APPEARS TO BE LOST ON AN ENTIRE GENERATION
The Hollywood Reporter's Boyd van Hoeij reviews the new documentary, Jack Pettibone Riccobono's The Seventh Fire, which premiered at the Berlin International Film Festival the other day. Presented by Terrence Malick, and executive-produced by Natalie Portman, the film follows "the hardscrabble lives of two men on the White Earth Reservation in Minnesota" for several years, according to van Hoeij. "The first couple of reels are very loosely structured," van Hoeij states, "with no one identified onscreen, which gives the film a verite edge but which also means that it takes a good while for the material to find its footing and make it clear what and, more importantly, who, the film is exactly about."The feature’s protagonists finally turn out to be Rob Brown, in his thirties, and Kevin Fineday, who’ll be 18 when the film ends. They are, respectively, a criminal with (as per the press notes) ties to the Native Gangster Disciples gang and his young and unofficial protégé of sorts, with the initially scrawny Kevin looking up to the hulking Brown, who’s been to prison already five times. Kevin, called a liar and worse by several others around him, admits on camera he’s torn between the idea of becoming a big drug dealer and 'doing something somewhat the right way,' though for the moment, he described himself as a 'middle man, for weed, pills, meth, whatever,' and says that’s pretty much his 'job until further notice'. In one of the film’s strongest scenes, which would have deserved a bit more prominence, Brown tells Kevin that he already spent 12 years in jail and Kevin’s only 15 years old. 'Don’t be like me and get used to it,' he says, though at that very moment, Kevin’s just told Rob he hopes he’ll get his first plea bargain.
"Brown, meanwhile, has impregnated his girlfriend of three months before he’s off to jail for another 57 month stint and Kevin has even followed his example in this respect, knocking up a girl who then lost the baby a couple of weeks into her pregnancy. She blames herself, saying she 'messed up' (not quite the term she uses) birth control and has since broken up with Kevin over the fact he 'messed' -- more f-words used here -- with several drugs deals for her, each time adding salt to the meth he’s selling so as to increase the weight.
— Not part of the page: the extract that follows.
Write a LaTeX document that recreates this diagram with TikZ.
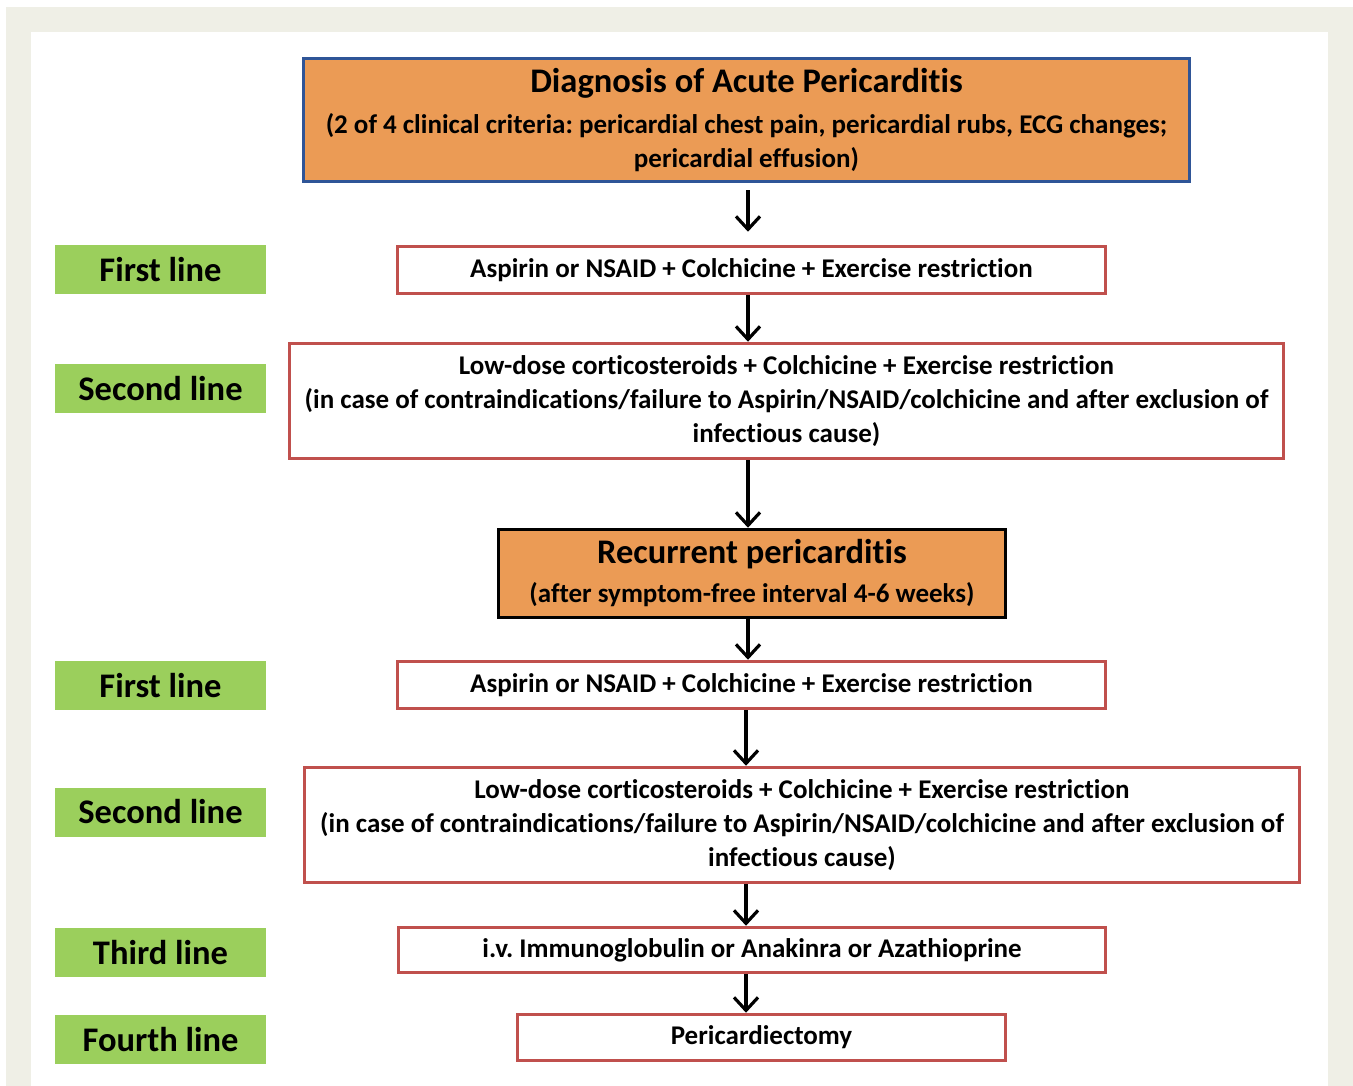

Clearly, any idea of a connection or some kind of affection between these two human beings seems far-fetched; Brown, despite the fact he’s about to miss out on the first two-and-a-half years of his daughter’s life, seems a little -- but just a little -- luckier in that respect.
"What thus emerges, initially in fits and starts but then more forcefully as the film builds and the relationships crystallize, is a picture of life in the reservation community of Pine Point (or 'P-Town') as a place where lying and cheating, scoring and selling drugs and a host of other criminal activities are the order of the day and something as normal as love and human warmth are in short supply, with even the rapport between Kevin and his father feeling distant. Drug use is filmed with an unflinching eye (though some of this footage is not as high-definition as the rest) while posters on the walls in the background attest to an unoriginal and unhealthy obsession with the Brian De Palma version of Scarface, which seems to have made being a gangster super cool, suggesting exactly none of the people of an entire generation watched the film al the way through until it’s bloody, tragic and supremely ironic ending."